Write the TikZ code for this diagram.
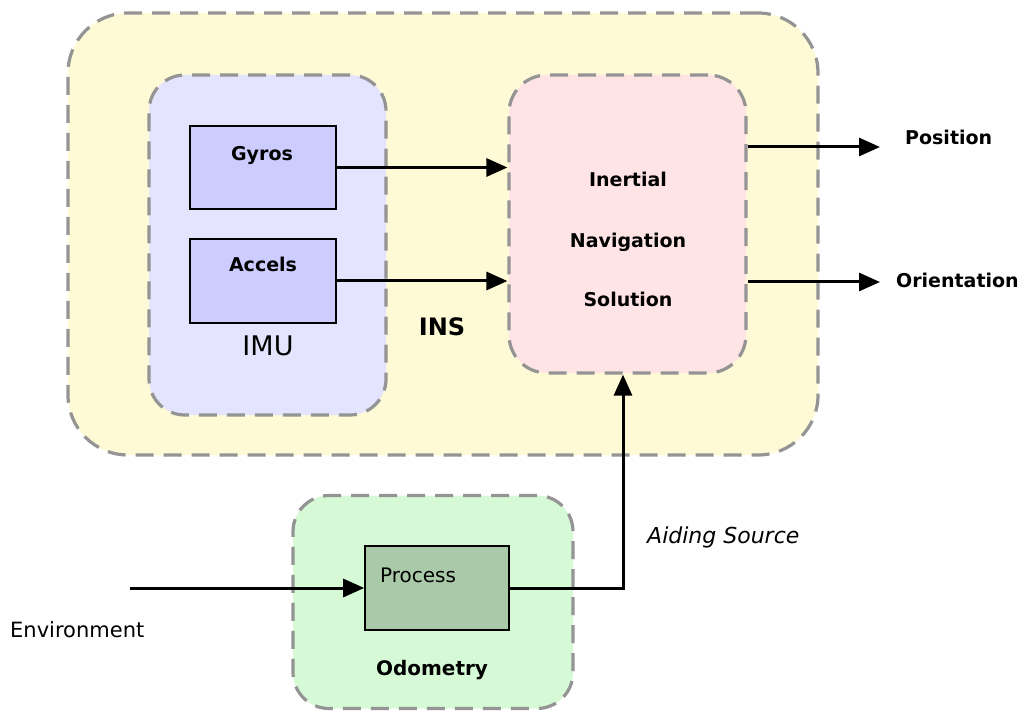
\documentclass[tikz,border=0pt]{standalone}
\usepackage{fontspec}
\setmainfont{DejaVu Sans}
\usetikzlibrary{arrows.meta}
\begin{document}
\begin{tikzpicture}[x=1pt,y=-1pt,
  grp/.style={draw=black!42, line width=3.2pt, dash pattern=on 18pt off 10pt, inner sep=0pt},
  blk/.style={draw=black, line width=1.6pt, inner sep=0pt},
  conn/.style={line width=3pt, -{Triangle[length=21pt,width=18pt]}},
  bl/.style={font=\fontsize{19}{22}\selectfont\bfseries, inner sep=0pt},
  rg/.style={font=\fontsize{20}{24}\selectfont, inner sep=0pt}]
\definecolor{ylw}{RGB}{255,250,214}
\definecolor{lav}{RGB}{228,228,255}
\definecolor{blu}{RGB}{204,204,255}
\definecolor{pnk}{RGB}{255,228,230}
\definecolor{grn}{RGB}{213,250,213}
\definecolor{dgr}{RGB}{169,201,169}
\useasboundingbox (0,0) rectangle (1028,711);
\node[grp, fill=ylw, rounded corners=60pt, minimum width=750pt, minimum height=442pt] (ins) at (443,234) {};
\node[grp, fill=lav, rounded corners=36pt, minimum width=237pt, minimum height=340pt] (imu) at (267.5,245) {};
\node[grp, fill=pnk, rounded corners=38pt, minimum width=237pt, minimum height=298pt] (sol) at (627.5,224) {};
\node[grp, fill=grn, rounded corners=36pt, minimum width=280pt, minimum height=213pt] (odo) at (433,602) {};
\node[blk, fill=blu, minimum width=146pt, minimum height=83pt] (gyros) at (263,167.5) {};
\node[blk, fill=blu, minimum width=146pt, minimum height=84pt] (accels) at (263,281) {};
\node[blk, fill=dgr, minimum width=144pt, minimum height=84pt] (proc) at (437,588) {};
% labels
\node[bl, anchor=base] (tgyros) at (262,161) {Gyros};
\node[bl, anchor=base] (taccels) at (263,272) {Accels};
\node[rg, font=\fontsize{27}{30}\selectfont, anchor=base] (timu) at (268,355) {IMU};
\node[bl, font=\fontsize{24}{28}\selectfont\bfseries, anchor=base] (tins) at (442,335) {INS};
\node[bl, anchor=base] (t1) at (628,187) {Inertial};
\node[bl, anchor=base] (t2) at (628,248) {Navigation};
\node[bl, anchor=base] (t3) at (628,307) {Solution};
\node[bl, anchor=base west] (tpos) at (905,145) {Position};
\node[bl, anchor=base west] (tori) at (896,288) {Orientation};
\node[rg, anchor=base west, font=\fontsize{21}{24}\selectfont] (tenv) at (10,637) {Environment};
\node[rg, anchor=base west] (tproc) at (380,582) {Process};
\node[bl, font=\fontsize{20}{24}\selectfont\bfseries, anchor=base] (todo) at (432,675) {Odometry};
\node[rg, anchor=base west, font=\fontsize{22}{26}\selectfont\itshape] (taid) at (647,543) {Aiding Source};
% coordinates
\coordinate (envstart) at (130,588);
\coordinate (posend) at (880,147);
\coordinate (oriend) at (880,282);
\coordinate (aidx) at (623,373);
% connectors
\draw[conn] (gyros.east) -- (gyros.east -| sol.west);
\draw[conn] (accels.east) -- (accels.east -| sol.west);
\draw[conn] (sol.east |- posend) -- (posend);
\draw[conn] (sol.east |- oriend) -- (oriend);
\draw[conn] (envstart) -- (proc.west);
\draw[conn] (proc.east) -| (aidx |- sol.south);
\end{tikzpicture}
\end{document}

- - -

### Aim
Quote all the lines above exactly as given. Do not include the pictures.

### Correct result
Write the TikZ code for this diagram.
\documentclass[tikz,border=0pt]{standalone}
\usepackage{fontspec}
\setmainfont{DejaVu Sans}
\usetikzlibrary{arrows.meta}
\begin{document}
\begin{tikzpicture}[x=1pt,y=-1pt,
  grp/.style={draw=black!42, line width=3.2pt, dash pattern=on 18pt off 10pt, inner sep=0pt},
  blk/.style={draw=black, line width=1.6pt, inner sep=0pt},
  conn/.style={line width=3pt, -{Triangle[length=21pt,width=18pt]}},
  bl/.style={font=\fontsize{19}{22}\selectfont\bfseries, inner sep=0pt},
  rg/.style={font=\fontsize{20}{24}\selectfont, inner sep=0pt}]
\definecolor{ylw}{RGB}{255,250,214}
\definecolor{lav}{RGB}{228,228,255}
\definecolor{blu}{RGB}{204,204,255}
\definecolor{pnk}{RGB}{255,228,230}
\definecolor{grn}{RGB}{213,250,213}
\definecolor{dgr}{RGB}{169,201,169}
\useasboundingbox (0,0) rectangle (1028,711);
\node[grp, fill=ylw, rounded corners=60pt, minimum width=750pt, minimum height=442pt] (ins) at (443,234) {};
\node[grp, fill=lav, rounded corners=36pt, minimum width=237pt, minimum height=340pt] (imu) at (267.5,245) {};
\node[grp, fill=pnk, rounded corners=38pt, minimum width=237pt, minimum height=298pt] (sol) at (627.5,224) {};
\node[grp, fill=grn, rounded corners=36pt, minimum width=280pt, minimum height=213pt] (odo) at (433,602) {};
\node[blk, fill=blu, minimum width=146pt, minimum height=83pt] (gyros) at (263,167.5) {};
\node[blk, fill=blu, minimum width=146pt, minimum height=84pt] (accels) at (263,281) {};
\node[blk, fill=dgr, minimum width=144pt, minimum height=84pt] (proc) at (437,588) {};
% labels
\node[bl, anchor=base] (tgyros) at (262,161) {Gyros};
\node[bl, anchor=base] (taccels) at (263,272) {Accels};
\node[rg, font=\fontsize{27}{30}\selectfont, anchor=base] (timu) at (268,355) {IMU};
\node[bl, font=\fontsize{24}{28}\selectfont\bfseries, anchor=base] (tins) at (442,335) {INS};
\node[bl, anchor=base] (t1) at (628,187) {Inertial};
\node[bl, anchor=base] (t2) at (628,248) {Navigation};
\node[bl, anchor=base] (t3) at (628,307) {Solution};
\node[bl, anchor=base west] (tpos) at (905,145) {Position};
\node[bl, anchor=base west] (tori) at (896,288) {Orientation};
\node[rg, anchor=base west, font=\fontsize{21}{24}\selectfont] (tenv) at (10,637) {Environment};
\node[rg, anchor=base west] (tproc) at (380,582) {Process};
\node[bl, font=\fontsize{20}{24}\selectfont\bfseries, anchor=base] (todo) at (432,675) {Odometry};
\node[rg, anchor=base west, font=\fontsize{22}{26}\selectfont\itshape] (taid) at (647,543) {Aiding Source};
% coordinates
\coordinate (envstart) at (130,588);
\coordinate (posend) at (880,147);
\coordinate (oriend) at (880,282);
\coordinate (aidx) at (623,373);
% connectors
\draw[conn] (gyros.east) -- (gyros.east -| sol.west);
\draw[conn] (accels.east) -- (accels.east -| sol.west);
\draw[conn] (sol.east |- posend) -- (posend);
\draw[conn] (sol.east |- oriend) -- (oriend);
\draw[conn] (envstart) -- (proc.west);
\draw[conn] (proc.east) -| (aidx |- sol.south);
\end{tikzpicture}
\end{document}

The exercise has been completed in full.